Wednesday, September 12, 2018

Google gets more RCS messaging support from Samsung

Google has secured a bit more buy in from Samsung for a next generation text messaging standard it’s long been promoting.

The Android OS maker’s hope for Rich Communication Services (RCS), which upgrades what SMS can offer to support richer comms and content swapping, can provide its fragmented Android ecosystem with a way to offer comparably rich native messaging — a la Apple’s iMessage on iOS.

But it’s a major, major task given how many Android devices are out there. And Google needs the entire industry to step with it to support RCS (not just device makers but carriers too) if it’s going to achieve anything more than fiddling around the edges.

Zooming out for a moment, the even bigger problem is the messaging ship has sailed, with massively popular platforms like WhatsApp and Telegram having already offloaded billions of users into their respective walled gardens, pulling the center of gravity away from SMS.

Not that that has stopped Google trying, though, even as it has been muddled in its strategy too — spreading its messaging efforts around quite a bit (with false starts like Allo).

Google doubled down on RCS in April when it pulled resources from the standalone Allo messaging app to focus on trying to drum up more support for next-gen SMS instead.

It has also managed to build a modicum of momentum behind RCS. At this year’s Mobile World Congress it announced more than 40 carriers now backed RCS — up from ~27 the year before. The most recent support figure put the carrier number at 55.

But, three years on from its acquisition of RCS specialist Jibe Mobile — and ambitious talk of building ‘the future of messaging’ — there’s little sign of that.

An added wrinkle is that carriers also have to have actively rolled out RCS support, not just stated they intend to.
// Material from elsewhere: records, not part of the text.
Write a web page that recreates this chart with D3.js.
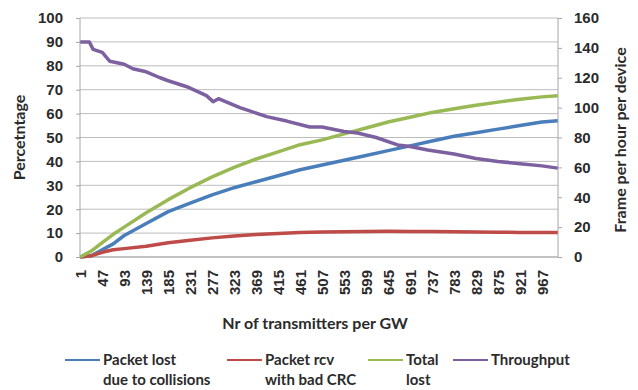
<!DOCTYPE html>
<html>
<head>
<meta charset="utf-8">
<script src="https://d3js.org/d3.v7.min.js"></script>
<style>
    body { margin: 0; background: #fff; }
    svg { font-family: Lato, "Open Sans", sans-serif; }
    .tick text { fill: #2b2b2b; font-weight: bold; font-size: 15px; }
</style>
</head>
<body>
<svg width=638 height=390></svg>

<script>

    // x categories read at these points (1..1000)
    const xTicks = d3.range(1, 1000, 46);   // 1, 47, ... 967

    const lostCollisions = [[1,0],[24,0.5],[47,3],[70,5.5],[93,9],[139,14],[185,19],[231,22.5],[277,26],[323,29],[369,31.5],[415,34],[461,36.5],[507,38.5],[553,40.5],[599,42.5],[645,44.5],[691,46.5],[737,48.5],[783,50.5],[829,52],[875,53.5],[921,55],[967,56.5],[1000,57]];
    const badCrc = [[1,0],[24,0.5],[47,2],[70,3],[93,3.5],[139,4.5],[185,6],[231,7],[277,8],[323,8.8],[369,9.4],[415,9.8],[461,10.2],[507,10.5],[553,10.6],[599,10.7],[645,10.8],[691,10.7],[737,10.7],[783,10.6],[829,10.5],[875,10.4],[921,10.3],[967,10.2],[1000,10.2]];
    const totalLost = [[1,0],[24,2.5],[47,6],[70,9.5],[93,12.5],[139,18.5],[185,24],[231,29],[277,33.5],[323,37.5],[369,41],[415,44],[461,47],[507,49],[553,51.5],[599,54],[645,56.5],[691,58.5],[737,60.5],[783,62],[829,63.5],[875,64.8],[921,66],[967,67],[1000,67.5]];
    // throughput on the right axis (frames per hour per device)
    const throughput = [[1,144],[20,144],[28,139],[47,137],[63,131],[93,129],[111,126],[139,124],[168,120],[185,118],[224,114],[265,108],[279,104],[290,106],[335,100],[391,94],[433,91],[481,87],[507,87],[553,84],[581,83],[620,80],[665,75],[691,74],[728,71.6],[783,69],[829,66],[875,64],[921,62.5],[967,61],[1000,59.5]];

    const leftTicks = d3.range(0, 101, 10);
    const rightTicks = d3.range(0, 161, 20);

    const series = [
        { name: ['Packet lost', 'due to collisions'], data: lostCollisions, color: '#4a7ebb', axis: 'left' },
        { name: ['Packet rcv', 'with bad CRC'], data: badCrc, color: '#be4b48', axis: 'left' },
        { name: ['Total', 'lost'], data: totalLost, color: '#98b954', axis: 'left' },
        { name: ['Throughput'], data: throughput, color: '#7d60a0', axis: 'right' }
    ];

    let svg = d3.select('svg'),
        margin = { top: 18, right: 80, bottom: 133, left: 80 },
        width = +svg.attr('width') - margin.left - margin.right,
        height = +svg.attr('height') - margin.top - margin.bottom,
        g = svg.append('g')
            .attr('transform', 'translate(' + margin.left + ',' + margin.top + ')');

    let x = d3.scaleLinear().domain([0.5, 1000.5]).range([0, width]);
    let yL = d3.scaleLinear().domain([0, 100]).range([height, 0]);
    let yR = d3.scaleLinear().domain([0, 160]).range([height, 0]);

    // gridlines
    g.selectAll('.grid')
        .data(leftTicks)
      .enter().append('line')
        .attr('x1', 0).attr('x2', width)
        .attr('y1', d => yL(d)).attr('y2', d => yL(d))
        .attr('stroke', '#bdbdbd').attr('stroke-width', 1);

    let leftAxis = g.append('g').call(d3.axisLeft(yL).tickValues(leftTicks).tickSize(4).tickPadding(13));
    let rightAxis = g.append('g').attr('transform', 'translate(' + width + ',0)')
        .call(d3.axisRight(yR).tickValues(rightTicks).tickSize(4).tickPadding(12));
    let bottomAxis = g.append('g').attr('transform', 'translate(0,' + height + ')')
        .call(d3.axisBottom(x).tickValues(xTicks).tickSize(0));

    [leftAxis, rightAxis, bottomAxis].forEach(a => {
        a.select('.domain').attr('stroke', '#a6a6a6');
        a.selectAll('.tick line').attr('stroke', '#a6a6a6');
    });
    bottomAxis.select('.domain').attr('d', 'M0,0H' + width);
    leftAxis.select('.domain').attr('d', 'M0,0V' + height);
    rightAxis.select('.domain').attr('d', 'M0,0V' + height);

    bottomAxis.selectAll('.tick text')
        .attr('transform', 'rotate(-90)')
        .attr('text-anchor', 'end')
        .attr('dy', '0.35em')
        .attr('x', -13).attr('y', 0);

    // lines
    series.forEach(s => {
        let y = s.axis === 'left' ? yL : yR;
        let line = d3.line().x(d => x(d[0])).y(d => y(d[1]));
        g.append('path')
            .datum(s.data)
            .attr('fill', 'none')
            .attr('stroke', s.color)
            .attr('stroke-width', 3.5)
            .attr('stroke-linejoin', 'round')
            .attr('d', line);
    });

    // axis titles
    svg.append('text')
        .attr('transform', 'translate(25,' + (margin.top + height / 2) + ') rotate(-90)')
        .attr('text-anchor', 'middle')
        .attr('font-weight', 'bold').attr('font-size', 16).attr('fill', '#2b2b2b')
        .text('Percetntage');

    svg.append('text')
        .attr('transform', 'translate(626,140) rotate(-90)')
        .attr('text-anchor', 'middle')
        .attr('font-weight', 'bold').attr('font-size', 16).attr('fill', '#2b2b2b')
        .text('Frame per hour per device');

    svg.append('text')
        .attr('x', 315).attr('y', 329)
        .attr('text-anchor', 'middle')
        .attr('font-weight', 'bold').attr('font-size', 16).attr('fill', '#2b2b2b')
        .text('Nr of transmitters per GW');

    // legend
    const legendX = [65, 227, 368, 453];
    let legend = svg.selectAll('.legend')
        .data(series)
      .enter().append('g')
        .attr('transform', (d, i) => 'translate(' + legendX[i] + ',365)');
    legend.append('line')
        .attr('x1', 0).attr('x2', 35).attr('y1', -5).attr('y2', -5)
        .attr('stroke', d => d.color).attr('stroke-width', 2);
    legend.append('text')
        .attr('font-weight', 'bold').attr('font-size', 15).attr('fill', '#2b2b2b')
        .selectAll('tspan')
        .data(d => d.name)
      .enter().append('tspan')
        .attr('x', 38)
        .attr('dy', (d, i) => i === 0 ? 0 : 20)
        .text(d => d);

</script>
</body>
</html>
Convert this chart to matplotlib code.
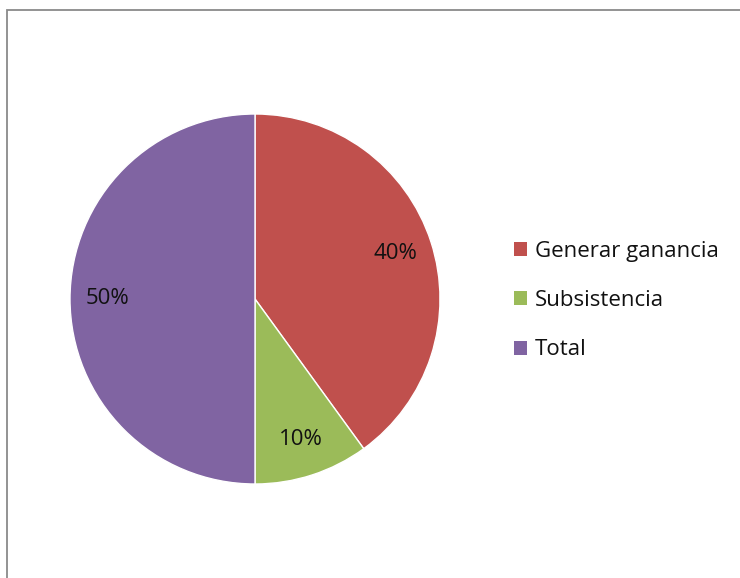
import matplotlib
matplotlib.use("Agg")
import matplotlib.pyplot as plt
from matplotlib.patches import Rectangle

categories = ["Generar ganancia", "Subsistencia", "Total"]
values = [40, 10, 50]
colors = ["#C0504D", "#9BBB59", "#8064A2"]

plt.rcParams['font.family'] = ['Open Sans', 'DejaVu Sans']

W, H = 740, 578
fig = plt.figure(figsize=(W / 100, H / 100), dpi=100)
fig.patch.set_facecolor("white")

# chart border (clipped at right/bottom)
fig.add_artist(Rectangle((7 / W, -0.1), 1.2, 1 - 10 / H + 0.1,
                         transform=fig.transFigure, fill=False,
                         edgecolor="#8a8a8a", linewidth=1.3))

cx, cy, r = 255, 299, 185
ax = fig.add_axes([(cx - r) / W, 1 - (cy + r) / H, 2 * r / W, 2 * r / H])
wedges, texts, autotexts = ax.pie(values, colors=colors, startangle=90,
                                  counterclock=False, autopct='%1.0f%%',
                                  pctdistance=0.8, radius=1,
                                  wedgeprops=dict(linewidth=1, edgecolor="white"),
                                  textprops=dict(fontsize=16, color="#111111"))
ax.set_xlim(-1, 1)
ax.set_ylim(-1, 1)
ax.set_aspect('equal')
ax.axis('off')

leg = fig.legend(wedges, categories, loc='upper left',
                 bbox_to_anchor=(494 / W, 1 - 221 / H), frameon=False,
                 fontsize=16, handlelength=0.58, handleheight=0.58,
                 handletextpad=0.35, labelspacing=1.27, labelcolor="#111111")
for h in leg.legend_handles:
    h.set_linewidth(0)

fig.savefig("out.png", dpi=100, facecolor="white")
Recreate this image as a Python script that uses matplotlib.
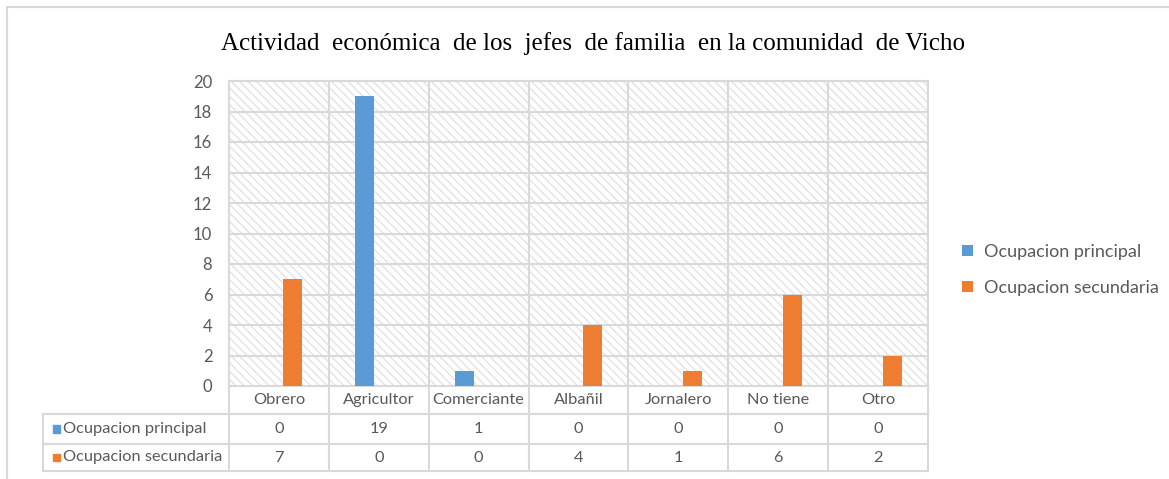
import numpy as np
import matplotlib
matplotlib.use("Agg")
import matplotlib.pyplot as plt
from matplotlib.patches import Rectangle
from matplotlib.lines import Line2D
import matplotlib.transforms as mtransforms

# ===== 数据 =====
categories = ["Obrero", "Agricultor", "Comerciante", "Albañil", "Jornalero", "No tiene", "Otro"]
principal = [0, 19, 1, 0, 0, 0, 0]
secundaria = [7, 0, 0, 4, 1, 6, 2]
series_names = ["Ocupacion principal", "Ocupacion secundaria"]
title = "Actividad  económica  de los  jefes  de familia  en la comunidad  de Vicho"

BLUE = "#5B9BD5"
ORANGE = "#ED7D31"
GRID = "#D9D9D9"
TXT = "#595959"
W, H = 1169, 479

plt.rcParams["font.family"] = ["Lato", "DejaVu Sans"]

fig = plt.figure(figsize=(W / 100, H / 100), dpi=100)
# 外框
fig.add_artist(Rectangle((7 / W, -0.1), 1.2, (H - 7) / H + 0.1, transform=fig.transFigure,
                         fill=False, edgecolor=GRID, linewidth=1.5))

ax = fig.add_axes([229 / W, (H - 386) / H, (928 - 229) / W, (386 - 81) / H])
x = np.arange(len(categories))
bw = 0.19
off = 0.14

# 斜线底纹背景
ax.add_patch(Rectangle((0, 0), 1, 1, transform=ax.transAxes, facecolor="white",
                       edgecolor="#E3E3E3", hatch="\\\\\\\\", linewidth=0, zorder=0))
ax.bar(x - off, principal, bw, color=BLUE, zorder=3, label=series_names[0])
ax.bar(x + off, secundaria, bw, color=ORANGE, zorder=3, label=series_names[1])

ax.set_xlim(-0.5, len(categories) - 0.5)
ax.set_ylim(0, 20)
ax.set_yticks(range(0, 21, 2))
ax.set_xticks(np.arange(-0.5, len(categories), 1))
ax.set_xticklabels([])
ax.grid(True, color=GRID, linewidth=1.5, zorder=1)
ax.set_axisbelow(True)
ax.tick_params(length=0, labelsize=12, labelcolor=TXT, pad=12)
for s in ax.spines.values():
    s.set_color(GRID)
    s.set_linewidth(1.5)

# ===== 数据表 =====
trans = mtransforms.blended_transform_factory(ax.transData, ax.transAxes)
ph = 305.0
rows_y = [0, -28 / ph, -58 / ph, -85 / ph]
left = -0.5 - 186 / 100.0
right = len(categories) - 0.5
lk = dict(color=GRID, linewidth=1.5, transform=trans, clip_on=False)
# 横线
ax.add_line(Line2D([-0.5, right], [rows_y[1]] * 2, **lk))
ax.add_line(Line2D([left, right], [rows_y[1]] * 2, **lk))
ax.add_line(Line2D([left, right], [rows_y[2]] * 2, **lk))
ax.add_line(Line2D([left, right], [rows_y[3]] * 2, **lk))
# 竖线
for xv in np.arange(-0.5, len(categories), 1):
    ax.add_line(Line2D([xv, xv], [0, rows_y[3]], **lk))
ax.add_line(Line2D([left, left], [rows_y[1], rows_y[3]], **lk))

fs = 11.8
for i, c in enumerate(categories):
    ax.text(i, (rows_y[0] + rows_y[1]) / 2, c, transform=trans, ha="center", va="center",
            fontsize=fs, color=TXT)
    ax.text(i, (rows_y[1] + rows_y[2]) / 2, str(principal[i]), transform=trans, ha="center",
            va="center", fontsize=fs, color=TXT)
    ax.text(i, (rows_y[2] + rows_y[3]) / 2, str(secundaria[i]), transform=trans, ha="center",
            va="center", fontsize=fs, color=TXT)

for r, (name, col) in enumerate(zip(series_names, [BLUE, ORANGE])):
    yc = (rows_y[r + 1] + rows_y[r + 2]) / 2
    ax.add_patch(Rectangle((left + 0.1, yc - 0.012), 0.065, 0.024, transform=trans,
                           color=col, clip_on=False))
    ax.text(left + 0.2, yc, name, transform=trans, ha="left", va="center",
            fontsize=fs, color=TXT)

# ===== 图例 =====
ax.legend(loc="center left", bbox_to_anchor=(946 / W, 1 - 270 / H),
          bbox_transform=fig.transFigure, frameon=False, fontsize=13,
          labelcolor=TXT, handlelength=0.6, handleheight=0.6, handletextpad=0.6,
          labelspacing=1.1)

fig.text(593 / W, 1 - 44 / H, title, ha="center", va="center", fontsize=18,
         family="Liberation Serif", color="black")

fig.savefig("out.png", dpi=100)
And it’s not clear exactly how many have.

Nor is it clear how many users of RCS there are at this stage. (Back in 2016 carriers were merely talking about building “a path” to one billion users — at a time when SMS had several billions of users, suggesting they saw little chance of creating anything near next-gen messaging ubiquity via the standard.)

The latest Google-backed RCS development, announced via press release, is of an “expanded collaboration” between Mountain View and Samsung — saying their respective message clients will “work seamlessly with each company’s RCS technology, including cloud and business messaging platforms”.

The pair have previously added RCS support to “select Samsung devices” but are now saying RCS features will be brought to some existing Samsung smartphones — including (and beginning with) the Galaxy S8 and S8+, as well as the S8 Active, S9, S9+, Note8, Note9, and select A and J series running Android 9.0 or later.

Which sounds like a fair few devices. But it’s also muddier than that — because again support remains subject to carrier and market availability. So won’t be universal across even that subset of Samsung Android handsets.

They also now say that (select) new Samsung Galaxy smartphones will natively support RCS messaging. But, again, that’s only where carriers support the standard.

“This means that consumers and brands will be able to enjoy richer chats with both Android Messages and Samsung Messages users,” they add, after their string of caveats.

Despite the PR ending on an upbeat note — with the two companies talking about bringing an “enhanced messaging experience across the entire Android ecosystem” — there’s clearly zero chance of that. A clear consequence of the rich ‘biodiversity’ of the Android ecosystem is reduced ubiquity for cross-device standardization plays like this. 

Still, if Google can cherry pick enough flagship devices and markets to buy in to supporting RCS it might have figured that’s critical messaging mass enough to stack against Apple’s iMessage. So added buy in from Samsung — whose high end devices are most often contending with iPhones for consumers’ cash — is certainly helpful to its strategy.